Guido Westerwelle pledged development aid and wide-ranging cooperation on a trip to Egypt. Promising a "partnership of equals," he compared the Egyptian revolution to German reunification 20 years ago.
Westerwelle expressed high hopes for progress in Egypt
On a trip to Cairo Wednesday, German Foreign Minister Guido Westerwelle offered Egypt about 30 million euros ($41 million) in aid and said he hoped that the democratic process there would help to improve Egyptians' lives.
The visit came less than two weeks after chaotic protests brought down the government of authoritarian Egyptian President Hosni Mubarak. Westerwelle met with officials in Egypt's transitional government including his counterpart Abul Gheit and Defense Minister Mohammed Tantawi, who is Egypt's de facto head of state while the military runs the country.
Westerwelle said he did not come to patronize Egyptians, but to offer a "partnership of equals." During a stop in Cairo's Tahrir Square, which was the center of the anti-Mubarak protests, he compared Egypt's revolution to the reunification of Germany twenty years ago.
"Tahrir Square is for Egypt what the Brandenburg Gate is for us Germans," he said. "We Germans have our peaceful, liberal revolution behind us.
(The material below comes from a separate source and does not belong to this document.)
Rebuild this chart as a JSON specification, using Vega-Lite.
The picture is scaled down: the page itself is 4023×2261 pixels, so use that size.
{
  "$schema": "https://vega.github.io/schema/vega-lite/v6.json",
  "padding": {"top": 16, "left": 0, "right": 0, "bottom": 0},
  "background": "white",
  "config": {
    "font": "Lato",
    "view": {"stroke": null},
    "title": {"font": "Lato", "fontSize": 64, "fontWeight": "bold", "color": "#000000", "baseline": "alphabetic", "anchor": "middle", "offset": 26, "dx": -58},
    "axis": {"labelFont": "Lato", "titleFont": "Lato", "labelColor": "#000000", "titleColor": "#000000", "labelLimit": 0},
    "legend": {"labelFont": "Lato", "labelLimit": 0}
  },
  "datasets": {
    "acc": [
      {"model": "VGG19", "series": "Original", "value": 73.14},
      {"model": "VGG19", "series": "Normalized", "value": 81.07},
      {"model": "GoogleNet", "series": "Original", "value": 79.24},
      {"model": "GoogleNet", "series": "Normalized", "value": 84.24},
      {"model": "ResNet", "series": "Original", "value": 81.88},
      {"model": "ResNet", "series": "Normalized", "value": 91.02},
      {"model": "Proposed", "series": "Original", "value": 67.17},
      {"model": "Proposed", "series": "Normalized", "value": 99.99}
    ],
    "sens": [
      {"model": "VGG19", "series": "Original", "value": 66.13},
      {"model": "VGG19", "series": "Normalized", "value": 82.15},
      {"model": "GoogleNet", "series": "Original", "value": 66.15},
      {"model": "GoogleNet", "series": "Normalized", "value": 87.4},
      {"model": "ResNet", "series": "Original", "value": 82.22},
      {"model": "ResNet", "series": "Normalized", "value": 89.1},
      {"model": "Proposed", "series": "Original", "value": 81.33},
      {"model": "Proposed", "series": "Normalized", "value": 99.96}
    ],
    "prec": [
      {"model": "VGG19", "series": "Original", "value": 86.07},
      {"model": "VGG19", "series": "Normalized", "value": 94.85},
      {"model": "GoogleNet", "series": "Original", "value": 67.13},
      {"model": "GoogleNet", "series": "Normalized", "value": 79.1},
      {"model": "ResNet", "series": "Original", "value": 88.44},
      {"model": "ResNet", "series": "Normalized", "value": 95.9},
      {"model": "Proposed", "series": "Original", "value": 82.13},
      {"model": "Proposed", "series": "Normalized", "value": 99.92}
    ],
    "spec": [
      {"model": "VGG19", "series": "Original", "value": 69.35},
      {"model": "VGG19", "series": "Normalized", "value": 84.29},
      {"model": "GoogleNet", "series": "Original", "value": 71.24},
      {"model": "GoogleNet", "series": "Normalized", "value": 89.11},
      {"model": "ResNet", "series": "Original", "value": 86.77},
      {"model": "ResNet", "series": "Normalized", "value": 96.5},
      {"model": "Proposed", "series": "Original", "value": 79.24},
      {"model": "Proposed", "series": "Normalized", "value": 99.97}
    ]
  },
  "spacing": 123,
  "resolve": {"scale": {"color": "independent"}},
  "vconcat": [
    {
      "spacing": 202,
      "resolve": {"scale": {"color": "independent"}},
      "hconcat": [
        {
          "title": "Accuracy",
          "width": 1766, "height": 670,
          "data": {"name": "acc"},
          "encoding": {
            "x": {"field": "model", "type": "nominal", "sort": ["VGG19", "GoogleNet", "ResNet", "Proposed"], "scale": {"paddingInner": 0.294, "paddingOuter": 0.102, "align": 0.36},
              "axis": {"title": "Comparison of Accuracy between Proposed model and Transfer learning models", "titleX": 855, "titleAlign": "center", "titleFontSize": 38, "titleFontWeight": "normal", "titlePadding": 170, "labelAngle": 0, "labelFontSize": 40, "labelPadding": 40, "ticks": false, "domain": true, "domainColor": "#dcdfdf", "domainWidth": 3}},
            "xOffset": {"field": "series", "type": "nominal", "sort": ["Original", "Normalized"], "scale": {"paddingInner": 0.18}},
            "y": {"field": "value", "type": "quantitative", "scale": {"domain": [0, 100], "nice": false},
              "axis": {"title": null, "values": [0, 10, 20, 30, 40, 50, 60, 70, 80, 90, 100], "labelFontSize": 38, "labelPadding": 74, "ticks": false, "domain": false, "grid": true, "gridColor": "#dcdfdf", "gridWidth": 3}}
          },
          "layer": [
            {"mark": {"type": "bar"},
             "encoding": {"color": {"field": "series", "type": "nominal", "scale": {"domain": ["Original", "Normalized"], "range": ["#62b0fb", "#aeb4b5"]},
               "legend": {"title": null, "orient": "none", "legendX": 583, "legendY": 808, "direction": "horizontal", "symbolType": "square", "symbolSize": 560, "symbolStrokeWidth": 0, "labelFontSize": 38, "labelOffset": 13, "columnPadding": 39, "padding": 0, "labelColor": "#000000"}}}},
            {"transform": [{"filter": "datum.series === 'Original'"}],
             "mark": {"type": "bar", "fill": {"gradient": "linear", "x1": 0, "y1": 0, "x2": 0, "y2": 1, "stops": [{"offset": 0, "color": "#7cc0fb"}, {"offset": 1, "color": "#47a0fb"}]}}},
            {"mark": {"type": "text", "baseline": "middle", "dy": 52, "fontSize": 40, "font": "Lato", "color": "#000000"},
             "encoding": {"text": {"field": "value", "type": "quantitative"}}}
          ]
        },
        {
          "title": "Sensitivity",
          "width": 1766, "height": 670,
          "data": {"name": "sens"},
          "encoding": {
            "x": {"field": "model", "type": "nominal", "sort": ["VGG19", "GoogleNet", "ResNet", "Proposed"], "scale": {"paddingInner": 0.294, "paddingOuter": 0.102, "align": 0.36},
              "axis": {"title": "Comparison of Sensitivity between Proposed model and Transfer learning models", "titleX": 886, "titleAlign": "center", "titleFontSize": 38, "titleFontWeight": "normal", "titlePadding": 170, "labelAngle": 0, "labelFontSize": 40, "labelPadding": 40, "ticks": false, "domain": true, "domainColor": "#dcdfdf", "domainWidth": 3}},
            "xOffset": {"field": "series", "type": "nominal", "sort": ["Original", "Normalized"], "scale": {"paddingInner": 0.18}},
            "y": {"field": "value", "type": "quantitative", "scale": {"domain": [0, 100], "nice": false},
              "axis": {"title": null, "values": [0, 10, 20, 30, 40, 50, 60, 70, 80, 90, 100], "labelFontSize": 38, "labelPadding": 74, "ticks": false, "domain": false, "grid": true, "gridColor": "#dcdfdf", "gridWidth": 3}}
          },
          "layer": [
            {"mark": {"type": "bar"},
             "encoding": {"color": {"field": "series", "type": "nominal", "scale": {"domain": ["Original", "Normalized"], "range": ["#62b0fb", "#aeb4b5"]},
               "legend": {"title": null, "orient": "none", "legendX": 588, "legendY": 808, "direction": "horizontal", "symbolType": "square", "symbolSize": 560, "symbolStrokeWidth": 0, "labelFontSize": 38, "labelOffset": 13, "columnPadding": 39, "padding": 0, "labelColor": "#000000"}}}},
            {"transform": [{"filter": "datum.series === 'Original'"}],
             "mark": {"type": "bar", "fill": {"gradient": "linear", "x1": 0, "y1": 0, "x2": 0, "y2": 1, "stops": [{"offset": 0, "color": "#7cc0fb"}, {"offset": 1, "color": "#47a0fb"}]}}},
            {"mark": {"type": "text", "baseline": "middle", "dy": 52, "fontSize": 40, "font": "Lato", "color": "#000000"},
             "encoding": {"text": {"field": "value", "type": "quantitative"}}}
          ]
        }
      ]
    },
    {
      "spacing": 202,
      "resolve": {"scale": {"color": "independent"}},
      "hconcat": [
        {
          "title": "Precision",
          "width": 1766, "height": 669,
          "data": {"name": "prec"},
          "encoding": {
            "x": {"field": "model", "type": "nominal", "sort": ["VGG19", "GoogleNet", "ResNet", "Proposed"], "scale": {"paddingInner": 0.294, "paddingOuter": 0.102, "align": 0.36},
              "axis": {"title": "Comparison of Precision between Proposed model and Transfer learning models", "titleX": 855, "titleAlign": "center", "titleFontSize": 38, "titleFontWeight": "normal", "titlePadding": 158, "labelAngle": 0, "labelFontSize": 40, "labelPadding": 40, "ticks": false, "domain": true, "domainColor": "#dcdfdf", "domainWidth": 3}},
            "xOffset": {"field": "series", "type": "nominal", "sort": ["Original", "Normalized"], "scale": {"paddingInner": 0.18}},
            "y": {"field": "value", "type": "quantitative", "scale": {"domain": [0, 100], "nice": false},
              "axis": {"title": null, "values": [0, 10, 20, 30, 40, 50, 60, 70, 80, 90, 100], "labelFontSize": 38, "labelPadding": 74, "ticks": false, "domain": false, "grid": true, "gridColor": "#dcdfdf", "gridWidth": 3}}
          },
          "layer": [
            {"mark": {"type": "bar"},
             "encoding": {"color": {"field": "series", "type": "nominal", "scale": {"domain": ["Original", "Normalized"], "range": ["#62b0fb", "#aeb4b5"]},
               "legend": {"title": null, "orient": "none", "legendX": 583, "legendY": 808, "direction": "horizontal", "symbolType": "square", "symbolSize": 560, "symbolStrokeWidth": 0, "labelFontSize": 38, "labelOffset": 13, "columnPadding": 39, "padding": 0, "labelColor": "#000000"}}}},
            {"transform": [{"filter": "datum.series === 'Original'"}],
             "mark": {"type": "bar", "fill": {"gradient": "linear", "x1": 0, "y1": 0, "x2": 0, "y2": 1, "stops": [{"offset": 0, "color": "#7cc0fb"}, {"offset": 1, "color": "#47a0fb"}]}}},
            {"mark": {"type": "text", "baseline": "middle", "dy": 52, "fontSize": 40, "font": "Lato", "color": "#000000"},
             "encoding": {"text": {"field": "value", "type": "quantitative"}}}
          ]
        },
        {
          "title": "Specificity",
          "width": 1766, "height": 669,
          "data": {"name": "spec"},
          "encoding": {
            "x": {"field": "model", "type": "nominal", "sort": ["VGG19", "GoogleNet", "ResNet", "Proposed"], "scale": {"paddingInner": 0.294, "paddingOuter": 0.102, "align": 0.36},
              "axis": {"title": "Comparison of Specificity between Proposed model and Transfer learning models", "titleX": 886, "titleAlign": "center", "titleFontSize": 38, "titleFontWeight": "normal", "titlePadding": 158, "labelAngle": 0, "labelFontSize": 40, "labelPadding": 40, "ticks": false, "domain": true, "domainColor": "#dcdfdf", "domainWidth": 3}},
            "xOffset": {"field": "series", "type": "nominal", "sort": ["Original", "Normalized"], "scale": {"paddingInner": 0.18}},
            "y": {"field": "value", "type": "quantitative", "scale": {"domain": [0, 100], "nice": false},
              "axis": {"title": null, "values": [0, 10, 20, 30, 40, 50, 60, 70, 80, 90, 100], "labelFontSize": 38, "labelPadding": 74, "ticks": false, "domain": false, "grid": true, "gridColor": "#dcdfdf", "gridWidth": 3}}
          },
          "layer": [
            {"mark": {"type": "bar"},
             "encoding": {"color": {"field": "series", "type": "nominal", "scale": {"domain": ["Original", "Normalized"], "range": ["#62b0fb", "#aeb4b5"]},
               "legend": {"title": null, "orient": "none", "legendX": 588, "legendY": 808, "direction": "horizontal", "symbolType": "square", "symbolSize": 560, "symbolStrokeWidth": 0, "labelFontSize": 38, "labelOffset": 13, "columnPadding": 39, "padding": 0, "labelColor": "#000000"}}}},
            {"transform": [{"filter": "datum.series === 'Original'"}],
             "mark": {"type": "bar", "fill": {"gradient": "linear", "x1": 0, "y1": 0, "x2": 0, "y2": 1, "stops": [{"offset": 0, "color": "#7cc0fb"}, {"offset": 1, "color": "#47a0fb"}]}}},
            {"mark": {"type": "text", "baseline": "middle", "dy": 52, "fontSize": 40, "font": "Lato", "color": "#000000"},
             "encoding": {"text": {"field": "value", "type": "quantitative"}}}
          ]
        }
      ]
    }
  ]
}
We wish the same for Egyptians."
The German aid includes "micro loans" usually targeted to small businesses
The German aid package for Egypt consists of 8 million euros ($11 million) to boost youth employment and 20 million euros ($28 million) in "micro credits." Details about the micro credits were not immediately available.
Westerwelle called for European markets to be more open to Egyptian products, and said from Germany's point of view, "normal tourism is again possible." About 1.3 million Germans visited Egypt last year, but the revolution devastated the North African country's tourism industry.
The German foreign minister also promised Egypt close economic and political cooperation, support in building a civil society and an independent judiciary, educational development and student exchanges.
Calls for progress
Along with Egyptian officials, Westerwelle met with opposition leaders including Nobel Peace Prize winner Mohammed ElBaradei. Westerwelle was not scheduled to meet with the Muslim Brotherhood, Egypt's largest and most controversial opposition group.
International media have favored ElBaradei
Westerwelle said that Egypt's transition to democracy should bring about improvements in life for all Egyptians. He said people should be able to notice freedom and democracy bringing prosperity to families and opportunities to young people.
Following Mubarak's ouster, the Egyptian military dissolved the country's parliament and assumed control of the government. Egyptian Foreign Minister Abul Gheit told Westerwelle the transitional government has not yet set a date for elections, but that the military would step down within six months. Gheit added that authorities would soon release all political prisoners.
Westerwelle was the fourth European political leader to visit Egypt this week. He followed British Prime Minister David Cameron, European Union foreign policy chief Catherine Ashton and Italian Foreign Minister Franco Frattini.